What to work on ::
Please copy out exactly, and only, the lines between the line with "Write a web" and the line with "const yTicks = [0.00, 0.20, 0.40, 0.60, 0.80, 1.00];", both included. Pictures are to be omitted.

--------

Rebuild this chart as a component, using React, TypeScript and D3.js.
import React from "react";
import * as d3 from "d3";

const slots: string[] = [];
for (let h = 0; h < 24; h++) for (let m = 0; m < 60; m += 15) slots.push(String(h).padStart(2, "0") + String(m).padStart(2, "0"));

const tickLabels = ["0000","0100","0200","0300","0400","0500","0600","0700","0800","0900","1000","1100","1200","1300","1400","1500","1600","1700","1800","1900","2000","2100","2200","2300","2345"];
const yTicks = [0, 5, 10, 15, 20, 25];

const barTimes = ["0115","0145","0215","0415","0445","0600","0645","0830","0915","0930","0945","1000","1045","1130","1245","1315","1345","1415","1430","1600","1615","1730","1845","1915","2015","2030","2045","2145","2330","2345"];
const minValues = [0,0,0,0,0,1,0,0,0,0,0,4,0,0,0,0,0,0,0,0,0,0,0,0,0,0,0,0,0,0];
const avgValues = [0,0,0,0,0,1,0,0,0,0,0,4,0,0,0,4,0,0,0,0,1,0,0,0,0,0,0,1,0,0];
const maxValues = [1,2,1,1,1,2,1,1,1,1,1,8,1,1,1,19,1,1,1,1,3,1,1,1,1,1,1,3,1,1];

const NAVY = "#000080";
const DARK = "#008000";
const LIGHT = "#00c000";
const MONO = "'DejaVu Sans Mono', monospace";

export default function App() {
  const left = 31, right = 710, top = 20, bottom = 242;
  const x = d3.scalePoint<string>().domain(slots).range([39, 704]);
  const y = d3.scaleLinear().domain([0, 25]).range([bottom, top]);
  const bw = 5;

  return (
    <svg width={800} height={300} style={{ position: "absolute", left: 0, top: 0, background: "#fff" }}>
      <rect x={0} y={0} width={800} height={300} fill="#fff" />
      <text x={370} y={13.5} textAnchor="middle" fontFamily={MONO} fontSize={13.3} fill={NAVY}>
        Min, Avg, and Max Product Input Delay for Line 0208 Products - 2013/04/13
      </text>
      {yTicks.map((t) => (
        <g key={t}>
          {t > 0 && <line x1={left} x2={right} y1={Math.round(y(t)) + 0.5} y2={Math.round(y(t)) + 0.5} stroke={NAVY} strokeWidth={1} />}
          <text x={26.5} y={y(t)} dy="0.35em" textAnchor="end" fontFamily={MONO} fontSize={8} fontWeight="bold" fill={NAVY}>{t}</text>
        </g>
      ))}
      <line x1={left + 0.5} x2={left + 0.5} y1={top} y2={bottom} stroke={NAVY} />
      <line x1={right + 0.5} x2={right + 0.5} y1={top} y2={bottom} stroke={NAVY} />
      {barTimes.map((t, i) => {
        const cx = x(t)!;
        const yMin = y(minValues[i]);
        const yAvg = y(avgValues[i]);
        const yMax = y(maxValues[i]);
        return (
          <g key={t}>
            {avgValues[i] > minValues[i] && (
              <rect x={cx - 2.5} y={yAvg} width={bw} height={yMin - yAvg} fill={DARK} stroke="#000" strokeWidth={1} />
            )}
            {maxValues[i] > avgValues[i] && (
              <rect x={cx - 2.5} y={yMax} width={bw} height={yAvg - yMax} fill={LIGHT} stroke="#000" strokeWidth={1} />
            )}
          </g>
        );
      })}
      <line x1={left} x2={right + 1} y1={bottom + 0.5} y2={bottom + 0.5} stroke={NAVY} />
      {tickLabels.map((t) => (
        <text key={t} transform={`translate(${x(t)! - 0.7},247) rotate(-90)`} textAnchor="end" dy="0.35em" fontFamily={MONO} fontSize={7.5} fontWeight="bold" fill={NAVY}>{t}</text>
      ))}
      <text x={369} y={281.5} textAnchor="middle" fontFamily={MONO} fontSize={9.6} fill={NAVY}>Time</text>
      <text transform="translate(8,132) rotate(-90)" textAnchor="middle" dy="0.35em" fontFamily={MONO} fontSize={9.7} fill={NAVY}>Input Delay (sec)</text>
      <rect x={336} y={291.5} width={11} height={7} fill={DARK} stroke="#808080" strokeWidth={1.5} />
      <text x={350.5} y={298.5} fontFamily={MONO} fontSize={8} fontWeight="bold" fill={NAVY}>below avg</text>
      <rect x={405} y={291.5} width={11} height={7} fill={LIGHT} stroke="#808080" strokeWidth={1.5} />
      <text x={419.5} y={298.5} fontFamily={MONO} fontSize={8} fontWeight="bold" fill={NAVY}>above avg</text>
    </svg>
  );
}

--------

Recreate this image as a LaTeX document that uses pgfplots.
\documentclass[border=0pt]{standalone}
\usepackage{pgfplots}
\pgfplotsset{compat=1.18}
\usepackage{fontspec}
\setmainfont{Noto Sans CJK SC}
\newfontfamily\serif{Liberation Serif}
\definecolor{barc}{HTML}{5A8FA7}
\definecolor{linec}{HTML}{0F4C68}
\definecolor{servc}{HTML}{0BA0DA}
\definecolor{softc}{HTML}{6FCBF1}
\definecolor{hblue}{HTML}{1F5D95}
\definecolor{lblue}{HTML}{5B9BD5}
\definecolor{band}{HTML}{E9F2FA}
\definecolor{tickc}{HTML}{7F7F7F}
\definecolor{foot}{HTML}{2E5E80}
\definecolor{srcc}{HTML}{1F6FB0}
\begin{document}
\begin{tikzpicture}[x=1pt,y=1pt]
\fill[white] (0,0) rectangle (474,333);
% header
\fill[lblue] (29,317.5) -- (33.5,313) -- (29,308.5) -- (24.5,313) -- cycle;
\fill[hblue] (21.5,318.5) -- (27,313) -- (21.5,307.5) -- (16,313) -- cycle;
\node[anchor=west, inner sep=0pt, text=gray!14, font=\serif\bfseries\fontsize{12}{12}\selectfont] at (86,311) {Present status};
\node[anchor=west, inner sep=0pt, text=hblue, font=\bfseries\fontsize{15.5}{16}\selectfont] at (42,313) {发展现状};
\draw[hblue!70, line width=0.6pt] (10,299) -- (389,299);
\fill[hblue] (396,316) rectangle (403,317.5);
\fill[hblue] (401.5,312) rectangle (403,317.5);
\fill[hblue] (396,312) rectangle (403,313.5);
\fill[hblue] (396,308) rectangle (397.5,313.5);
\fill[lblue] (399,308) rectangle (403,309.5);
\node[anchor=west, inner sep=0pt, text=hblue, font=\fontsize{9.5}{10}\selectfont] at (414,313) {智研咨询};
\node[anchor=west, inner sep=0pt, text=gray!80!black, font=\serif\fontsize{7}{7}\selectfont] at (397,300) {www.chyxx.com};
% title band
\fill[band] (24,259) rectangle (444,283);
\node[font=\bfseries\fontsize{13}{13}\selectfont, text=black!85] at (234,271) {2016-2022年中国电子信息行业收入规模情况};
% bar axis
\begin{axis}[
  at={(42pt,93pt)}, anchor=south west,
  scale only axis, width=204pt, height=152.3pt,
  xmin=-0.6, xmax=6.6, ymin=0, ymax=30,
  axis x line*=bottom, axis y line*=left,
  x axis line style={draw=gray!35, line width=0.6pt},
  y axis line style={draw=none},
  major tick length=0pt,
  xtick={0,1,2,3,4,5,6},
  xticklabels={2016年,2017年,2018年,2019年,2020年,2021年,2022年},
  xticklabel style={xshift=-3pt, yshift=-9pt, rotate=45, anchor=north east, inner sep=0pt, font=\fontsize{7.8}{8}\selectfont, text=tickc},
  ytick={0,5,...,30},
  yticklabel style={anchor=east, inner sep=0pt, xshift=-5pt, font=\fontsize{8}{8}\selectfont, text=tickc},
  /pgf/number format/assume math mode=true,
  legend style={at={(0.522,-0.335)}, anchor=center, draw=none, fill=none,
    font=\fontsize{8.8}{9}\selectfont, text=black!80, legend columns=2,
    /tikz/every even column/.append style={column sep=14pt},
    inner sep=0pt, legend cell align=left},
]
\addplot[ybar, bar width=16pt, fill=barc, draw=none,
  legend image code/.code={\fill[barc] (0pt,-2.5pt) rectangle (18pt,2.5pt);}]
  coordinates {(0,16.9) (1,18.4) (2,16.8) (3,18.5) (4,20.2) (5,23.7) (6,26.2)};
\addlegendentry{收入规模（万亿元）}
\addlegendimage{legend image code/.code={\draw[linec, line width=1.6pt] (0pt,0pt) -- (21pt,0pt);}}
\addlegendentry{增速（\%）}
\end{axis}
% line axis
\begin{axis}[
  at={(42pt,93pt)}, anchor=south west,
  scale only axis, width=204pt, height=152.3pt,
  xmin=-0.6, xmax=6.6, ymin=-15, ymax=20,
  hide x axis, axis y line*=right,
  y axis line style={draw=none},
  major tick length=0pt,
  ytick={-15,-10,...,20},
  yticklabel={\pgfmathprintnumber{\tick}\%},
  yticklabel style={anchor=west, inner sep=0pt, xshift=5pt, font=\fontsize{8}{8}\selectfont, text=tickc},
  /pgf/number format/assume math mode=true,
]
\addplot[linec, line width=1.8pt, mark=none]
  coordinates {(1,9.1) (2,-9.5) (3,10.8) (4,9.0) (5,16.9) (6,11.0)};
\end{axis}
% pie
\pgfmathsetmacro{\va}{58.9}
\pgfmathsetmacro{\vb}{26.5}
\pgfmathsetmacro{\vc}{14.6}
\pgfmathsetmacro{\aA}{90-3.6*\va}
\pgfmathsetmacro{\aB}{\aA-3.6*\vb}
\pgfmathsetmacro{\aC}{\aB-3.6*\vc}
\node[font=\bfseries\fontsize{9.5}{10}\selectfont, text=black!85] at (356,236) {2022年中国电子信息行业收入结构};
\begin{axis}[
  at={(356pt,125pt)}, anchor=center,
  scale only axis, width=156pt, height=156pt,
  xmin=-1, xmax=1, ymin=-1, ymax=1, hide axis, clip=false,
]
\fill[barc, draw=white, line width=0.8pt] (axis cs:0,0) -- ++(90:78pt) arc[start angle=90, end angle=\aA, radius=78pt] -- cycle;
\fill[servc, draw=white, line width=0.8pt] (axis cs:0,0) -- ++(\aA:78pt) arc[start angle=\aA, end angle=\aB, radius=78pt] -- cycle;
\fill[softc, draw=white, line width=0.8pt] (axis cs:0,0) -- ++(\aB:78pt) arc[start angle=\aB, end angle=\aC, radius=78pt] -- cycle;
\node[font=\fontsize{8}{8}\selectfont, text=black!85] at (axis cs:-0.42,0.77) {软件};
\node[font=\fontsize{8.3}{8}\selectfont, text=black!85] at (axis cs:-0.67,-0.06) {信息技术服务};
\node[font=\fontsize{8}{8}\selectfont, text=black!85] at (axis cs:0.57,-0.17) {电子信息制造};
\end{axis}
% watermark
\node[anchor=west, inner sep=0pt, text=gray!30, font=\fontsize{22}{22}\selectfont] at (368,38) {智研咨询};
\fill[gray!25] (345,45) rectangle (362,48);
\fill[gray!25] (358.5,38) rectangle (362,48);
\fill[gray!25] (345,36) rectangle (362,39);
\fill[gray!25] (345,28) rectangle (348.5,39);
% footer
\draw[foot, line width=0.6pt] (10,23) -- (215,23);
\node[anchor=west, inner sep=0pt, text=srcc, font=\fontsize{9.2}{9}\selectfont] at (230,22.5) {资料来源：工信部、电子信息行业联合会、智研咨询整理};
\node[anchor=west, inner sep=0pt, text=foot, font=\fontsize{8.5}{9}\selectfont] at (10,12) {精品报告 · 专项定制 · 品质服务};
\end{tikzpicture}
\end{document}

--------

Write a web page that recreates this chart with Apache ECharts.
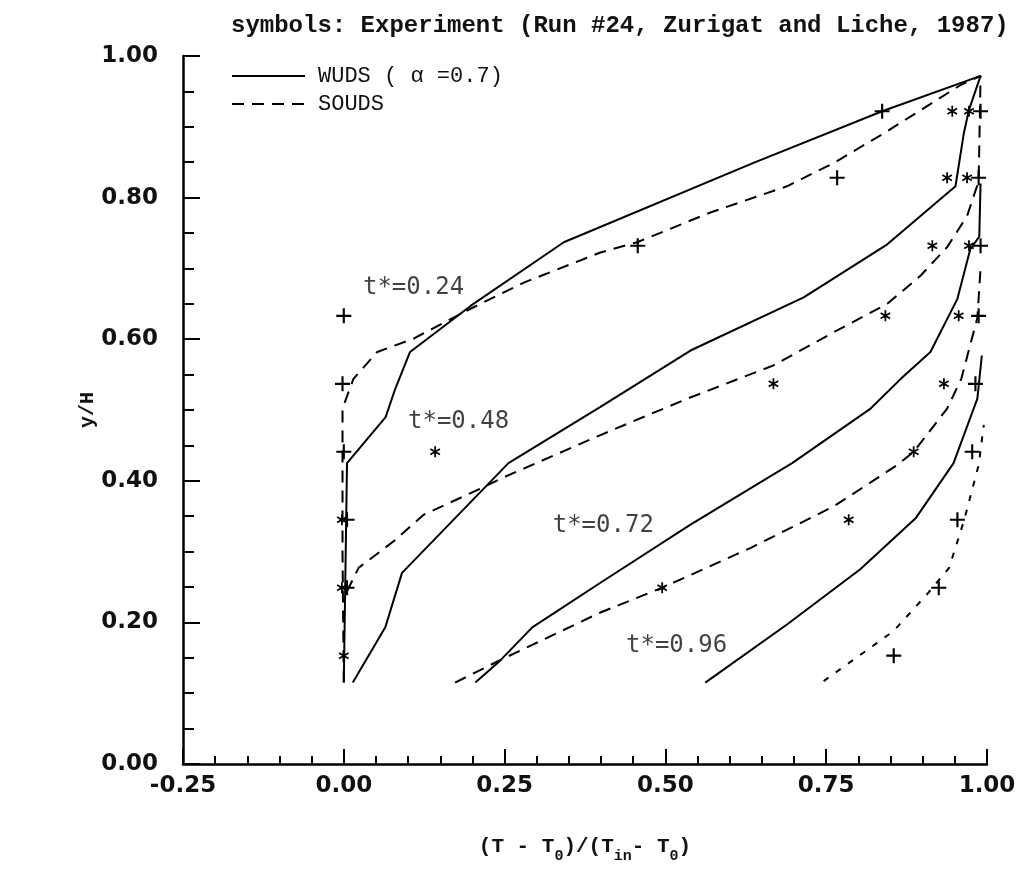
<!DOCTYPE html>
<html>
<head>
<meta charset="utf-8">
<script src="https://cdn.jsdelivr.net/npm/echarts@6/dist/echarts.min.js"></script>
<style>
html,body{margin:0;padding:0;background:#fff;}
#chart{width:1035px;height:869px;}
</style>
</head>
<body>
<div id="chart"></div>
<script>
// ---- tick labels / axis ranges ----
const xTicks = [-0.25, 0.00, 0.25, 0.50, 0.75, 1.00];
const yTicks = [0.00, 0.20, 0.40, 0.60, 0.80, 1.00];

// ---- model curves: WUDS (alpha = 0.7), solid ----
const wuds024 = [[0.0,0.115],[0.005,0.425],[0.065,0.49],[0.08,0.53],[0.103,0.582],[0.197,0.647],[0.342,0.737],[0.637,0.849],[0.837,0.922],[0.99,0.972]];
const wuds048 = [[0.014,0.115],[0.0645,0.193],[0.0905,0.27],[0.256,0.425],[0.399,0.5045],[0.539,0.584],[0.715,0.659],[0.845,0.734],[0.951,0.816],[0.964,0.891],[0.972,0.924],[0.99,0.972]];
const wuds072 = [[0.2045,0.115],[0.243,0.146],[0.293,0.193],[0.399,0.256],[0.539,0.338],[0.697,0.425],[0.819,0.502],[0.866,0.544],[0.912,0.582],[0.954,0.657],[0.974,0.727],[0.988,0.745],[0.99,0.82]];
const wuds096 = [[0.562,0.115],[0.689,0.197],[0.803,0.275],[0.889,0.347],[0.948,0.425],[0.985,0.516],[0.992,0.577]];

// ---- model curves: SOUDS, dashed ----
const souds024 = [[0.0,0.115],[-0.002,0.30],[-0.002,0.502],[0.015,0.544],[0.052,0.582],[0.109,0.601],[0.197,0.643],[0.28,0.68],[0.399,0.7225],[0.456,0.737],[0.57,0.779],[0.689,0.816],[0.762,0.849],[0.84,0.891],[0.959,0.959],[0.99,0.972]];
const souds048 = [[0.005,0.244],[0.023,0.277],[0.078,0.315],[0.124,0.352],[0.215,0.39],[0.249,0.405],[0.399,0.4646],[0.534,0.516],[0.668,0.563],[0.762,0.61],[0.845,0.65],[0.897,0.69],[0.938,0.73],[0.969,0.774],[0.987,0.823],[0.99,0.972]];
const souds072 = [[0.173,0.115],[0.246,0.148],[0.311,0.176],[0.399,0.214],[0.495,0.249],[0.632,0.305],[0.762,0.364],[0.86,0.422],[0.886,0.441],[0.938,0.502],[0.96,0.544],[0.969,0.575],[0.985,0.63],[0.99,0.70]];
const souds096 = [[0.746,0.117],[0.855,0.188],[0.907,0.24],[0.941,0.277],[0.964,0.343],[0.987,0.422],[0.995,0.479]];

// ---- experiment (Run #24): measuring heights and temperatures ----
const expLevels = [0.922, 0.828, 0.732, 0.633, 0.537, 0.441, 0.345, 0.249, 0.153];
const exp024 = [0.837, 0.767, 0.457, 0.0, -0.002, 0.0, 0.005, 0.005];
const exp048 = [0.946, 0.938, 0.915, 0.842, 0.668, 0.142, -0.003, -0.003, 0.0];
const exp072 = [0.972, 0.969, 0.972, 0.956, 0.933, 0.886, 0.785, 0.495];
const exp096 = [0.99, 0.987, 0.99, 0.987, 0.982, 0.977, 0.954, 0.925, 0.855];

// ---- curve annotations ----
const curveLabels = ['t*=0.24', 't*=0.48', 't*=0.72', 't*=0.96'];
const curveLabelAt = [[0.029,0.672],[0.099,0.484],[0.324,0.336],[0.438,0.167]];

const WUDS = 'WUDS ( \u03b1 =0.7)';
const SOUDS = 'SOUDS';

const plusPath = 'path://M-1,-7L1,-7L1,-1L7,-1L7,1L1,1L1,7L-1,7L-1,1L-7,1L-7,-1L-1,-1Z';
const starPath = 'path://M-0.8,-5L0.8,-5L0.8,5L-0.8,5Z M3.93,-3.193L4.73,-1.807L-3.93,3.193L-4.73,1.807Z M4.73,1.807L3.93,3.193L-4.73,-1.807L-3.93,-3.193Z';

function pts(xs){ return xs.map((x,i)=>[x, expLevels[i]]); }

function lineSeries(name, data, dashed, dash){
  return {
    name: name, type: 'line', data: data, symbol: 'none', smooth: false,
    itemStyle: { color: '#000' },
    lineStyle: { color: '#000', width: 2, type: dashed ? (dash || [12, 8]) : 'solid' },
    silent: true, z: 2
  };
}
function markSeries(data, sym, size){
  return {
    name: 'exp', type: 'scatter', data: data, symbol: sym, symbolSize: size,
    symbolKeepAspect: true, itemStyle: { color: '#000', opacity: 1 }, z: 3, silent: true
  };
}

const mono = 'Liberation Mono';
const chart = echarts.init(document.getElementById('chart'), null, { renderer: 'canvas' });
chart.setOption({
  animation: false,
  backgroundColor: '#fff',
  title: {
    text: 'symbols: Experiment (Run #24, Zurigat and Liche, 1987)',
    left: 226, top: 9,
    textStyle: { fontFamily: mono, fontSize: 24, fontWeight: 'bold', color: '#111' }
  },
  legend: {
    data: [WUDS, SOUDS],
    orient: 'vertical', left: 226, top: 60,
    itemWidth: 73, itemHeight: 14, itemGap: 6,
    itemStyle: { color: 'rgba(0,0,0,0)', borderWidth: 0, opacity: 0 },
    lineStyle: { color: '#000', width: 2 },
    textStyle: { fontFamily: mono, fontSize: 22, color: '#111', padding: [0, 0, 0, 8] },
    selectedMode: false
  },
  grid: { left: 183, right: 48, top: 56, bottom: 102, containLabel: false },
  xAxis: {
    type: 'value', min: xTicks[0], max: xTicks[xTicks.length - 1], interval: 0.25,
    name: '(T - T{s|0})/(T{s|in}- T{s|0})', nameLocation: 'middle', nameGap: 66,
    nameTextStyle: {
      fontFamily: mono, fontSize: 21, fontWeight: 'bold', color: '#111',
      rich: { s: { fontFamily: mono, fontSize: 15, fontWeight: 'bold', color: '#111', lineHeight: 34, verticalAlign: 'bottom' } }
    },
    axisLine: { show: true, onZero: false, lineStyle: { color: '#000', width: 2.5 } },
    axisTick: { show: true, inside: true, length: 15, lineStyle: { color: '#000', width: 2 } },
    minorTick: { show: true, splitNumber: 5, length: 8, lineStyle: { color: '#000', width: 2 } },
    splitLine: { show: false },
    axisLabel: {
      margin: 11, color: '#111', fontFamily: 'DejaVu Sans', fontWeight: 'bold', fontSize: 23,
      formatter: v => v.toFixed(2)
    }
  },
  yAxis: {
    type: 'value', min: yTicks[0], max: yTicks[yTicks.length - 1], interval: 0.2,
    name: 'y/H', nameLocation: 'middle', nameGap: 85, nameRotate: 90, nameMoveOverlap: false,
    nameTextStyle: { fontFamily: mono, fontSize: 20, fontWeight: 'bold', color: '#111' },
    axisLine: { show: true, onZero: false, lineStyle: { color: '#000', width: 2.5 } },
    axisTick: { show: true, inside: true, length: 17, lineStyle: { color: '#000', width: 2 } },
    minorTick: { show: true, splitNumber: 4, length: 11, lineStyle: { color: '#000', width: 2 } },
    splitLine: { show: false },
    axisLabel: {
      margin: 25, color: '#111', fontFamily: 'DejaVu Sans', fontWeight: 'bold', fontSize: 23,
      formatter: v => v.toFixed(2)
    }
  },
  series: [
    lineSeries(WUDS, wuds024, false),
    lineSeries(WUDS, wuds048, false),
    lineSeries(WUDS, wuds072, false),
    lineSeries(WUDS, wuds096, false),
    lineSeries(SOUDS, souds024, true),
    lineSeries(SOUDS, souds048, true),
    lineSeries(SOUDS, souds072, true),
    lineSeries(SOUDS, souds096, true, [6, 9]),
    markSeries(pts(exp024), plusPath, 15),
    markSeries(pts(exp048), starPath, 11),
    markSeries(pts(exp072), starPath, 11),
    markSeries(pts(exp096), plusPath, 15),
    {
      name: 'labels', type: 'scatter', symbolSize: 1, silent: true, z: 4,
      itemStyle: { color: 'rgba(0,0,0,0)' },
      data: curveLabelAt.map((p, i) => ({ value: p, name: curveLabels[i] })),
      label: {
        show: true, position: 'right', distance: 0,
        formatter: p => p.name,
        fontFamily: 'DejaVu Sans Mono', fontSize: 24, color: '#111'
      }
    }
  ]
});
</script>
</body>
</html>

--------

Completed task ::
Write a web page that recreates this chart with Apache ECharts.
<!DOCTYPE html>
<html>
<head>
<meta charset="utf-8">
<script src="https://cdn.jsdelivr.net/npm/echarts@6/dist/echarts.min.js"></script>
<style>
html,body{margin:0;padding:0;background:#fff;}
#chart{width:1035px;height:869px;}
</style>
</head>
<body>
<div id="chart"></div>
<script>
// ---- tick labels / axis ranges ----
const xTicks = [-0.25, 0.00, 0.25, 0.50, 0.75, 1.00];
const yTicks = [0.00, 0.20, 0.40, 0.60, 0.80, 1.00];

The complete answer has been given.